■ **Work to do**
The listing below should be printed exactly, every line of it. Skip the pictures.

■ **Collected data**
--------------------------------

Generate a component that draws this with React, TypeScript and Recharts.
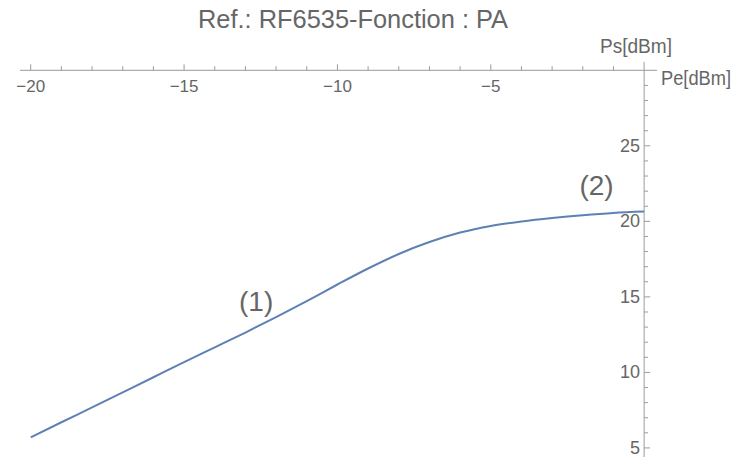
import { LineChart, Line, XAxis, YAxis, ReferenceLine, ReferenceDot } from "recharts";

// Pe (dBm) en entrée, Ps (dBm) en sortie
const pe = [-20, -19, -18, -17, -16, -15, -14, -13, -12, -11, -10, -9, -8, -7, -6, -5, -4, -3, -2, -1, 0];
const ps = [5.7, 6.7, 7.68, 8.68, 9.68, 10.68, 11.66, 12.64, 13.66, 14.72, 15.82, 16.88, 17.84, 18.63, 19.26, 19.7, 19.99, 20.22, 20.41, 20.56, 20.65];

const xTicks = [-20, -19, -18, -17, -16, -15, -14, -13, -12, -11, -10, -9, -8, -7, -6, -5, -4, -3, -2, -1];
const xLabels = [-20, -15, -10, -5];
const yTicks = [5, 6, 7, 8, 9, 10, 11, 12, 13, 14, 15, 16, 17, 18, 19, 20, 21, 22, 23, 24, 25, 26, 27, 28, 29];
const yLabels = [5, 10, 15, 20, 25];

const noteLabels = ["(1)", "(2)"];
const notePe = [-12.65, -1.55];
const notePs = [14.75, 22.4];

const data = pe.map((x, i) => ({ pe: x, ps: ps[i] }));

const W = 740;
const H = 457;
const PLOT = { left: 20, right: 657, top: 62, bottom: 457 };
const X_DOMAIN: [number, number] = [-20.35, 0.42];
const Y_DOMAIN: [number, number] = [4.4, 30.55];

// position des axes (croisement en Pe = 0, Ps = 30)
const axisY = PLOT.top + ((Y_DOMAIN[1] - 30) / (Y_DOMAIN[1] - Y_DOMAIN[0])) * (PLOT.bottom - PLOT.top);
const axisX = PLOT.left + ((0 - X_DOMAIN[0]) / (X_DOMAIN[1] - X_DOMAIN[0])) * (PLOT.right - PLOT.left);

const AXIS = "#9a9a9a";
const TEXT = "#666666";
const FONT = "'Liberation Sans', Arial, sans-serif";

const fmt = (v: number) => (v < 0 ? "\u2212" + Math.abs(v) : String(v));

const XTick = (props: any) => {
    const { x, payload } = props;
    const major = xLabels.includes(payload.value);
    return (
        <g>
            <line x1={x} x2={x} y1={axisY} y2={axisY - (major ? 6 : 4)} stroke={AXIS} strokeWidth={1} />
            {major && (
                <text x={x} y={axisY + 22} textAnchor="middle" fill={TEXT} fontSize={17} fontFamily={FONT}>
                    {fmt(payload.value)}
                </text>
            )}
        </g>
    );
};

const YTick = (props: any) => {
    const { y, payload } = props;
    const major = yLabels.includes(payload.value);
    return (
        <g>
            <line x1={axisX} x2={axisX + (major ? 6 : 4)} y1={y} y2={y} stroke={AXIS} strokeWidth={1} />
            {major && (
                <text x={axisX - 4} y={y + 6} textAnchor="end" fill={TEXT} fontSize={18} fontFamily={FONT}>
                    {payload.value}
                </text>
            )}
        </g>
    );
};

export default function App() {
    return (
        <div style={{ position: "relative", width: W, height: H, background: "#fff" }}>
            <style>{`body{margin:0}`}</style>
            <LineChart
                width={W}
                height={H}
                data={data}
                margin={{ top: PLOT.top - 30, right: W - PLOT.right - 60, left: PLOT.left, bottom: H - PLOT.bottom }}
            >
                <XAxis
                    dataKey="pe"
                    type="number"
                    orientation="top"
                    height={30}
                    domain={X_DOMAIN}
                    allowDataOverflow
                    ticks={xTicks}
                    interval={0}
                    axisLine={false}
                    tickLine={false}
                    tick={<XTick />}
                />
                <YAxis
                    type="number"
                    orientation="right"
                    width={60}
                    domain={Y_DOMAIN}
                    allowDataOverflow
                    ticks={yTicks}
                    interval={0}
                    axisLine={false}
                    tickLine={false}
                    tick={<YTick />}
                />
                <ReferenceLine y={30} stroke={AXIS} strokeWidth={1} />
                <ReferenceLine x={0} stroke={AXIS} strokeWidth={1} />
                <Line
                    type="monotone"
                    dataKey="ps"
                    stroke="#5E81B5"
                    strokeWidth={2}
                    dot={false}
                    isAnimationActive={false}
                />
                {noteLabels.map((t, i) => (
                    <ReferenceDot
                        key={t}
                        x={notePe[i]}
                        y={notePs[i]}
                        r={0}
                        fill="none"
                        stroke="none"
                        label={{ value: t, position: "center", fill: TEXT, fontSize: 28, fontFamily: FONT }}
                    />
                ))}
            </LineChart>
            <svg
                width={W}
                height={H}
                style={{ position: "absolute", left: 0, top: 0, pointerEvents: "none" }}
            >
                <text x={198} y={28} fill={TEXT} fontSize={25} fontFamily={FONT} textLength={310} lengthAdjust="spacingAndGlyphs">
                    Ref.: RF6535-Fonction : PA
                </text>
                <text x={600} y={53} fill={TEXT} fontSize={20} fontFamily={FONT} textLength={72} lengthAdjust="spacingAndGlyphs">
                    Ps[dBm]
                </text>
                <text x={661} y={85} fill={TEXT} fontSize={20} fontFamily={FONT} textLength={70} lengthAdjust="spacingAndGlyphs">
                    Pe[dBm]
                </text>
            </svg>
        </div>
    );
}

--------------------------------

■ **Solution for this task**
Generate a component that draws this with React, TypeScript and Recharts.
import { LineChart, Line, XAxis, YAxis, ReferenceLine, ReferenceDot } from "recharts";

// Pe (dBm) en entrée, Ps (dBm) en sortie
const pe = [-20, -19, -18, -17, -16, -15, -14, -13, -12, -11, -10, -9, -8, -7, -6, -5, -4, -3, -2, -1, 0];
const ps = [5.7, 6.7, 7.68, 8.68, 9.68, 10.68, 11.66, 12.64, 13.66, 14.72, 15.82, 16.88, 17.84, 18.63, 19.26, 19.7, 19.99, 20.22, 20.41, 20.56, 20.65];

const xTicks = [-20, -19, -18, -17, -16, -15, -14, -13, -12, -11, -10, -9, -8, -7, -6, -5, -4, -3, -2, -1];
const xLabels = [-20, -15, -10, -5];
const yTicks = [5, 6, 7, 8, 9, 10, 11, 12, 13, 14, 15, 16, 17, 18, 19, 20, 21, 22, 23, 24, 25, 26, 27, 28, 29];
const yLabels = [5, 10, 15, 20, 25];

const noteLabels = ["(1)", "(2)"];
const notePe = [-12.65, -1.55];
const notePs = [14.75, 22.4];

const data = pe.map((x, i) => ({ pe: x, ps: ps[i] }));

const W = 740;
const H = 457;
const PLOT = { left: 20, right: 657, top: 62, bottom: 457 };
const X_DOMAIN: [number, number] = [-20.35, 0.42];
const Y_DOMAIN: [number, number] = [4.4, 30.55];

// position des axes (croisement en Pe = 0, Ps = 30)
const axisY = PLOT.top + ((Y_DOMAIN[1] - 30) / (Y_DOMAIN[1] - Y_DOMAIN[0])) * (PLOT.bottom - PLOT.top);
const axisX = PLOT.left + ((0 - X_DOMAIN[0]) / (X_DOMAIN[1] - X_DOMAIN[0])) * (PLOT.right - PLOT.left);

const AXIS = "#9a9a9a";
const TEXT = "#666666";
const FONT = "'Liberation Sans', Arial, sans-serif";

const fmt = (v: number) => (v < 0 ? "\u2212" + Math.abs(v) : String(v));

const XTick = (props: any) => {
    const { x, payload } = props;
    const major = xLabels.includes(payload.value);
    return (
        <g>
            <line x1={x} x2={x} y1={axisY} y2={axisY - (major ? 6 : 4)} stroke={AXIS} strokeWidth={1} />
            {major && (
                <text x={x} y={axisY + 22} textAnchor="middle" fill={TEXT} fontSize={17} fontFamily={FONT}>
                    {fmt(payload.value)}
                </text>
            )}
        </g>
    );
};

const YTick = (props: any) => {
    const { y, payload } = props;
    const major = yLabels.includes(payload.value);
    return (
        <g>
            <line x1={axisX} x2={axisX + (major ? 6 : 4)} y1={y} y2={y} stroke={AXIS} strokeWidth={1} />
            {major && (
                <text x={axisX - 4} y={y + 6} textAnchor="end" fill={TEXT} fontSize={18} fontFamily={FONT}>
                    {payload.value}
                </text>
            )}
        </g>
    );
};

export default function App() {
    return (
        <div style={{ position: "relative", width: W, height: H, background: "#fff" }}>
            <style>{`body{margin:0}`}</style>
            <LineChart
                width={W}
                height={H}
                data={data}
                margin={{ top: PLOT.top - 30, right: W - PLOT.right - 60, left: PLOT.left, bottom: H - PLOT.bottom }}
            >
                <XAxis
                    dataKey="pe"
                    type="number"
                    orientation="top"
                    height={30}
                    domain={X_DOMAIN}
                    allowDataOverflow
                    ticks={xTicks}
                    interval={0}
                    axisLine={false}
                    tickLine={false}
                    tick={<XTick />}
                />
                <YAxis
                    type="number"
                    orientation="right"
                    width={60}
                    domain={Y_DOMAIN}
                    allowDataOverflow
                    ticks={yTicks}
                    interval={0}
                    axisLine={false}
                    tickLine={false}
                    tick={<YTick />}
                />
                <ReferenceLine y={30} stroke={AXIS} strokeWidth={1} />
                <ReferenceLine x={0} stroke={AXIS} strokeWidth={1} />
                <Line
                    type="monotone"
                    dataKey="ps"
                    stroke="#5E81B5"
                    strokeWidth={2}
                    dot={false}
                    isAnimationActive={false}
                />
                {noteLabels.map((t, i) => (
                    <ReferenceDot
                        key={t}
                        x={notePe[i]}
                        y={notePs[i]}
                        r={0}
                        fill="none"
                        stroke="none"
                        label={{ value: t, position: "center", fill: TEXT, fontSize: 28, fontFamily: FONT }}
                    />
                ))}
            </LineChart>
            <svg
                width={W}
                height={H}
                style={{ position: "absolute", left: 0, top: 0, pointerEvents: "none" }}
            >
                <text x={198} y={28} fill={TEXT} fontSize={25} fontFamily={FONT} textLength={310} lengthAdjust="spacingAndGlyphs">
                    Ref.: RF6535-Fonction : PA
                </text>
                <text x={600} y={53} fill={TEXT} fontSize={20} fontFamily={FONT} textLength={72} lengthAdjust="spacingAndGlyphs">
                    Ps[dBm]
                </text>
                <text x={661} y={85} fill={TEXT} fontSize={20} fontFamily={FONT} textLength={70} lengthAdjust="spacingAndGlyphs">
                    Pe[dBm]
                </text>
            </svg>
        </div>
    );
}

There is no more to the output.